Unlocking Big Data

Marketers have been dealing with large amounts of data for years, but now they have even more to wrestle with.

Marketers have been dealing with large amounts of data for years, but now they have even more to wrestle with. Every day they are faced with trying to manage escalating volumes of data, much of it untapped and unstructured.

The structured internal data consist of transactional, account and loyalty card information. Then there are the data that follow people around depending on the websites they visit, their online purchases, social media participation and – thanks to the ever-increasing use of connected devices – the beacons they pass in-store. Much of it is unstructured, anonymous and there’s a lot of it. That’s big data and that’s where insights are lurking.

Mining and structuring that data to uncover the relevant nuggets of information is where data and analytics companies come in. They develop platforms to bring all the data sources together with syndicated survey research, and then they create tools that enable marketers to better understand existing customers and markets, find new opportunities and make targeted media buys.

Tim Leys, partner, Sales and Strategy at Consumer Intelligence Group (CIG), says, “With all of these data sources out there, everyone asks the question – now what do I do with it? We’ve built our platform to synthesize that information, to help marketers plan, build strategy and ultimately build a program such as a cross-sell program, customer management program or acquisition program.”

Visualization is a significant characteristic of these user-friendly data platforms. It allows marketers to produce visualized ready-made reports based on thousands of variations of consumer demos and segments, spending habits, media behaviours and more. Companies wanting to share different levels of data throughout their organizations can create dashboards for different views of the data with charts and graphs that analyze campaign responses, view geographic breakdowns and to understand various target segments. The data can then be organized to show one level of view into the data for senior executives, another for regional managers and, if it’s retail, a very selective customer profile for first-contact people in stores and banks.

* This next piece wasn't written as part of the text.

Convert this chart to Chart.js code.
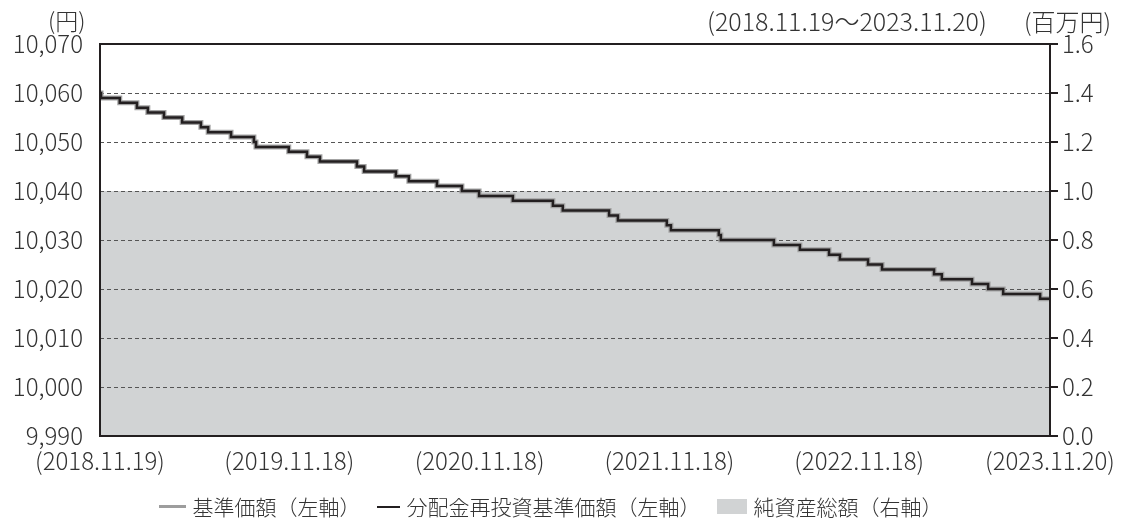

Jan Kestle, president of Environics Analytics, explains that there are three main components to the data and analytics process. “The first one is understanding what’s out there – what is the whole marketplace like, what is the potential for different kinds of products? Then there’s a deep dive around the consumer – what are the values that drive a person’s path to purchase, what is their preference around product and what messages make a difference?

“Then the big issue for marketers is getting the channel right and understanding the role of traditional and non-traditional media,” continues Kestle. “Big Data allows us to make sure we get the right messages and the right offers to the right people.”

A large organization like Sony of Canada, an Environics Analytics client, hardly lacks for information about its customers and their preferences, but a year ago the company turned to data analysis and detailed segmentation to get a 360-degree view. Because Sony conducts its own national surveys and acquires data from various consumer research companies, marketers already had a good idea who their core customers were, but, after integrating their data with PRIZM C2 lifestyle segmentation system, they learned even more.

“The information gave us a more nuanced portrait of our customers,” says Michelle Seemann, Insight Marketing Manager at Sony. “Rather than talk about customers in broad terms, like 18- to 34-year-olds, we could picture customers for particular products and learn more about their lifestyles and media habits.” Seemann explains that they were able to develop a “common language” about the customer that was then shared with Sony’s different business groups. This more detailed understanding of the target customer is now used by the various divisions so that each can develop customer-centric activities.

As Kestle says, “The thing to remember is that the data and platforms are privacy-friendly if you can use an aggregate of data where you can’t have access to specific individual data. It still provides a lot of insight and can be very helpful. We do have to be mindful in Canada about the high standard of consumer protection. Sometimes people think we can’t really do good analytics – but we can,” Kestle observes. “We just have a different approach than they have in some countries where the individual data is more accessible. Frankly, I think other countries are going to go the way of Canada rather than the other way around.”